Evans Sex Crimes Lawyer
Sex crime allegations carry consequences that outlast any prison sentence. The registry. The lifetime employment barriers. The restrictions on where you can live, where you can travel, who you can be around. When someone in Evans is facing charges like this, the decision about who handles the defense is one of the most consequential choices they will ever make. At DeChant Law, Reid approaches these cases with the same thing he brings to every charge: genuine care for the person behind the accusation, and the trial experience to fight for them when it matters most. This is what an Evans sex crimes lawyer actually does, and it is not a job for someone who settles.

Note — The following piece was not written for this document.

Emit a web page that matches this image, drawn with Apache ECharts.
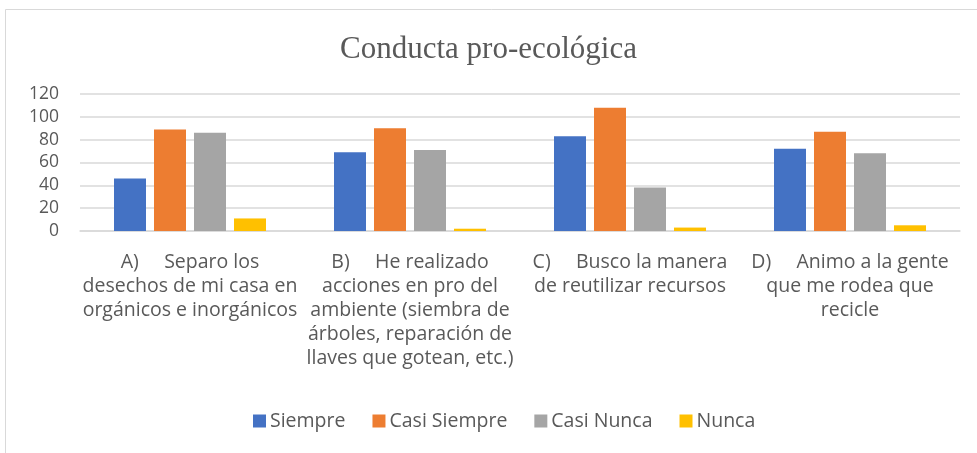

What Sex Crime Charges in Evans Actually Look Like
Evans sits in Weld County, and Weld County prosecutes sex offenses through the 19th Judicial District. Cases here range from misdemeanor unlawful sexual contact to felony sexual assault, and the charging decisions made by the DA’s office often hinge on the specific facts alleged, the relationship between the parties, and whether a physical examination or forensic interview was conducted.
Many sex crime cases in Evans originate not from an immediate police report but from delayed disclosures, sometimes months or years after the alleged incident. A child may disclose abuse during a custody dispute. An adult may report an assault following a relationship ending. A neighbor, teacher, or coworker may be named based on a misunderstanding that escalated. None of that makes the accusation less serious in a courtroom, but it does mean the evidence telling the story needs to be examined carefully from the start.
Common charges handled by DeChant Law in this space include sexual assault, unlawful sexual contact, internet luring, sexual exploitation of a child, failure to register as a sex offender, and indecent exposure. Each of these carries its own statutory framework under Colorado law, its own sentencing ranges, and its own potential registration consequences. The charge on the paperwork is only the beginning of the conversation.
The Registration Consequence That Changes Everything
Colorado operates a tiered sex offender registry system under the Colorado Sex Offender Registration Act. A conviction for a qualifying offense triggers registration requirements that can range from a few years to a lifetime, depending on the offense and the offender’s classification under the SORA assessment process. For many people convicted of sex crimes in Evans, the registration requirement becomes the most difficult part of the sentence to live with long after incarceration ends.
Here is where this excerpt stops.